O antigo primeiro-ministro José Sócrates acusou o presidente do Supremo Tribunal de Justiça, João Cura Mariano, de revelar uma "surpreendente e inédita falta de escrúpulo".
"Acha-se no direito de se pronunciar, em concreto, sobre um processo que está em discussão judicial nos tribunais", escreve Sócrates em comunicado enviado ao Notícias ao Minuto esta sexta-feira.
A nota surge em resposta a uma entrevista do Expresso, publicada esta semana, e na qual João Cura Mariano é questionado sobre a Operação Marquês.
A óbvia intenção é a de limitar o direito de defesa e pressionar os juízes a tomar decisões desfavoráveis aos visados
"Diz o senhor Presidente do Conselho Superior da Magistratura que 'não tenho razão nenhuma' – mas não diz porquê. Basta dizer que não, que não tenho razão. O senhor juiz não está habituado a explicar-se. A sua posição de autoridade parece-lhe suficiente", considera ainda Sócrates, referindo-se a uma pergunta em que o juiz é questionado sobre se José Sócrates, arguido na Operação Marquês, tem motivos para se queixar sobre uma alegada situação de exceção com a comissão de acompanhamento neste processo.
"A constituição de uma 'task force' do Conselho Superior da Magistratura para acompanhar o processo Marquês é um ato inconstitucional. Trata-se de estabelecer uma tutela administrativa sobre o poder jurisdicional num processo criminal em concreto. A óbvia intenção é a de limitar o direito de defesa e pressionar os juízes a tomar decisões desfavoráveis aos visados", defendeu Sócrates na sua nota de repúdio.
Também o antigo primeiro-ministro António Costa é tema na entrevista ao líder do Supremo, e Sócrates fala do processo Influencer, que levou à saída do mesmo. "Todavia, quanto à outra parte, quanto ao Ministério Público, isto é, ao Estado, este pode prender e difamar à vontade durante o tempo que quiser. O processo Marquês teve quatro anos de inquérito; o processo 'Influencer' leva apenas um e meio: nada demais. Deve ser a isto que o senhor presidente chama de 'igualdade de armas' ou de 'ampla defesa', ambos conceitos chave do devido processo legal", criticou.

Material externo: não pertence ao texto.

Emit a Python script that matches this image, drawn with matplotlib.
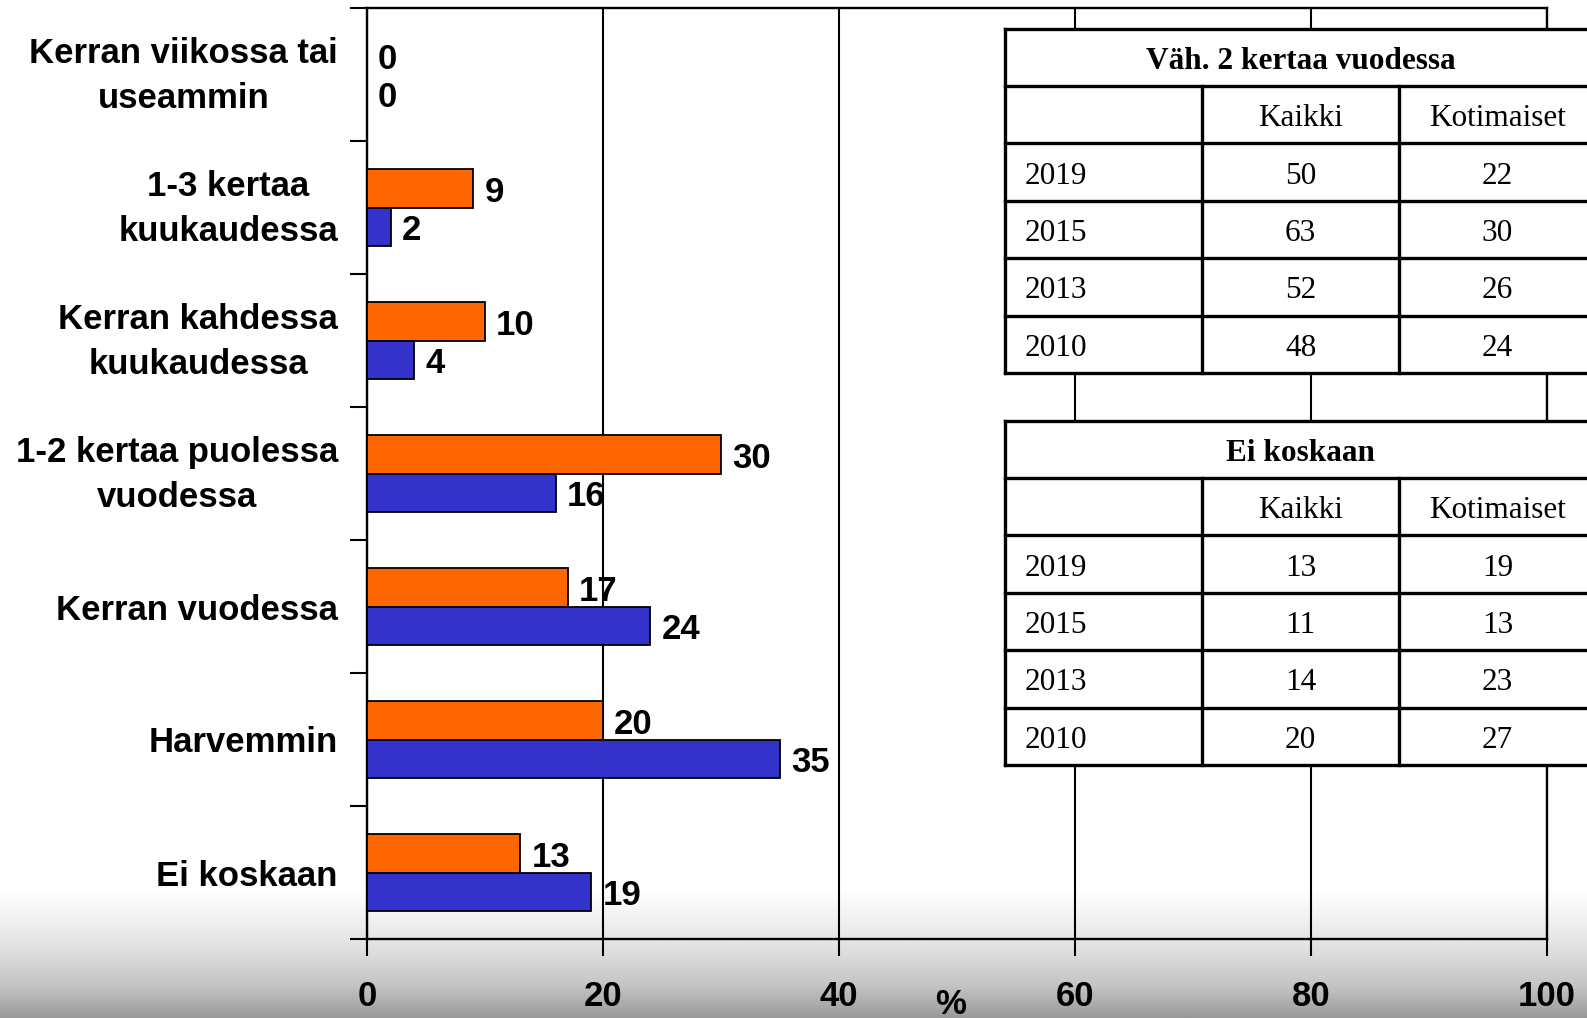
import numpy as np
import matplotlib
matplotlib.use("Agg")
import matplotlib.pyplot as plt
import matplotlib.transforms as mtransforms
from matplotlib.patches import Rectangle

# data
categories = ["Kerran viikossa tai\nuseammin", "1-3 kertaa\nkuukaudessa",
              "Kerran kahdessa\nkuukaudessa", "1-2 kertaa puolessa\nvuodessa",
              "Kerran vuodessa", "Harvemmin", "Ei koskaan"]
kaikki = [0, 9, 10, 30, 17, 20, 13]
kotimaiset = [0, 2, 4, 16, 24, 35, 19]
x_ticks = [0, 20, 40, 60, 80, 100]

years = ["2019", "2015", "2013", "2010"]
vah_kaikki = [50, 63, 52, 48]
vah_koti = [22, 30, 26, 24]
ei_kaikki = [13, 11, 14, 20]
ei_koti = [19, 13, 23, 27]

W, H = 1587, 1018
fig = plt.figure(figsize=(W / 100, H / 100), dpi=100)
fig.patch.set_facecolor("white")

# background gradient at the bottom
bg = fig.add_axes([0, 0, 1, 1], zorder=-10)
ys = np.arange(H)
shade = np.interp(ys, [0, 890, 940, 985, H], [1.0, 1.0, 0.90, 0.77, 0.60])
grad = np.repeat(shade[:, None], 2, axis=1)
bg.imshow(grad, cmap="gray", vmin=0, vmax=1, aspect="auto", extent=[0, 1, 1, 0])
bg.set_xlim(0, 1)
bg.set_ylim(1, 0)
bg.axis("off")

# main chart
left, right, top, bottom = 367, 1547, 8, 939
ax = fig.add_axes([left / W, 1 - bottom / H, (right - left) / W, (bottom - top) / H])
ax.set_facecolor("none")

sans = "Liberation Sans"
serif = "Liberation Serif"

pos = np.arange(len(categories)) + 0.5
h = 0.29
ax.barh(pos - h / 2, kaikki, height=h, color="#FF6600", edgecolor="black", linewidth=1.3, zorder=3)
ax.barh(pos + h / 2, kotimaiset, height=h, color="#3333CC", edgecolor="black", linewidth=1.3, zorder=3)
for vals, off in ((kaikki, -h / 2), (kotimaiset, h / 2)):
    for p, v in zip(pos, vals):
        ax.annotate(str(v), (v, p + off), xytext=(8, -3), textcoords="offset points",
                    ha="left", va="center", fontsize=25, fontweight="bold", family=sans, zorder=4)

ax.set_xlim(0, 100)
ax.set_ylim(len(categories), 0)

ax.set_xticks(x_ticks)
ax.set_xticklabels([str(t) for t in x_ticks], fontsize=25, fontweight="bold", family=sans)
ax.tick_params(axis="x", direction="out", length=12, width=1.5, pad=17.5)

ax.set_yticks(np.arange(len(categories) + 1))
ax.set_yticklabels([])
ax.tick_params(axis="y", which="major", direction="out", length=12, width=1.5)
ax.set_yticks(pos, minor=True)
ax.set_yticklabels(categories, minor=True, fontsize=25, fontweight="bold", family=sans)
ax.tick_params(axis="y", which="minor", length=0, pad=21)
shift_up = mtransforms.ScaledTranslation(0, 5.5 / 72, fig.dpi_scale_trans)
for t in ax.get_yticklabels(minor=True):
    t.set_multialignment("center")
    t.set_linespacing(1.45)
    if "\n" in t.get_text():
        t.set_transform(t.get_transform() + shift_up)

ax.grid(axis="x", color="black", linewidth=1.5, zorder=1)
ax.set_axisbelow(True)
for s in ax.spines.values():
    s.set_linewidth(1.7)
    s.set_color("black")

ax.set_xlabel("%", fontsize=25, fontweight="bold", family=sans)
ax.xaxis.set_label_coords((951 - left) / (right - left), (bottom - 988) / (bottom - top))

# overlay tables in pixel coordinates
ov = fig.add_axes([0, 0, 1, 1], zorder=5)
ov.set_xlim(0, W)
ov.set_ylim(H, 0)
ov.axis("off")
ov.set_facecolor("none")


def draw_table(t_top, title, col1, col2):
    cols = [1005, 1202, 1399, 1596]
    rh = 57.4
    n = len(years) + 2
    rows = [t_top + i * rh for i in range(n + 1)]
    ov.add_patch(Rectangle((cols[0], rows[0]), cols[-1] - cols[0], rows[-1] - rows[0],
                           facecolor="white", edgecolor="none", zorder=1))
    lw = 2.4
    for y in rows:
        ov.plot([cols[0], cols[-1]], [y, y], color="black", lw=lw, zorder=2, solid_capstyle="projecting")
    for x in cols:
        y0 = rows[0] if x in (cols[0], cols[-1]) else rows[1]
        ov.plot([x, x], [y0, rows[-1]], color="black", lw=lw, zorder=2, solid_capstyle="projecting")
    fs = 22.5
    dy = 4
    ov.text((cols[0] + cols[-1]) / 2, (rows[0] + rows[1]) / 2 + dy, title, ha="center", va="center",
            fontsize=fs, fontweight="bold", family=serif, zorder=3)
    ov.text((cols[1] + cols[2]) / 2, (rows[1] + rows[2]) / 2 + dy, "Kaikki", ha="center", va="center",
            fontsize=fs, family=serif, zorder=3)
    ov.text((cols[2] + cols[3]) / 2, (rows[1] + rows[2]) / 2 + dy, "Kotimaiset", ha="center", va="center",
            fontsize=fs, family=serif, zorder=3)
    for i, yr in enumerate(years):
        yc = (rows[i + 2] + rows[i + 3]) / 2 + dy
        ov.text(cols[0] + 20, yc, yr, ha="left", va="center", fontsize=fs, family=serif, zorder=3)
        ov.text((cols[1] + cols[2]) / 2, yc, str(col1[i]), ha="center", va="center",
                fontsize=fs, family=serif, zorder=3)
        ov.text((cols[2] + cols[3]) / 2, yc, str(col2[i]), ha="center", va="center",
                fontsize=fs, family=serif, zorder=3)


draw_table(28.5, "Väh. 2 kertaa vuodessa", vah_kaikki, vah_koti)
draw_table(420.5, "Ei koskaan", ei_kaikki, ei_koti)

fig.savefig("out.png", dpi=100)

No final da sua nota, o antigo primeiro-ministro recorda ainda o processo que levou à queda do Governo de Costa, utilizando-o como exemplo para abordar o tema da "imparcialidade": "Quando o senhor juiz defende energicamente o Ministério Público, quando diz que um ano e meio para investigar o antigo primeiro-ministro não é muito, a pergunta que nos fica no espírito é a seguinte – que confiança podemos ter na sua imparcialidade? Nenhuma, senhor juiz, nenhuma", escreve.
Sócrates considera ainda que a entrevista em causa "mostra que o senhor juiz nunca aceitou a decisão instrutória de 2021" e que "verdadeiramente, é essa decisão que ataca. Verdadeiramente é essa decisão que o incomoda".
"É certo que existe um acórdão da Relação, de janeiro de 2024, que pretende, com base no truque do 'lapso de escrita', reverter a decisão instrutória e pronunciar os visados. Mas esse acórdão está sob contestação. Esse acórdão não transitou em julgado. Como se atreve o senhor juiz a falar em julgamento se isso está ainda em disputa nos tribunais? Como levar a sério a sua isenção? Como respeitar a sua independência?", questionou.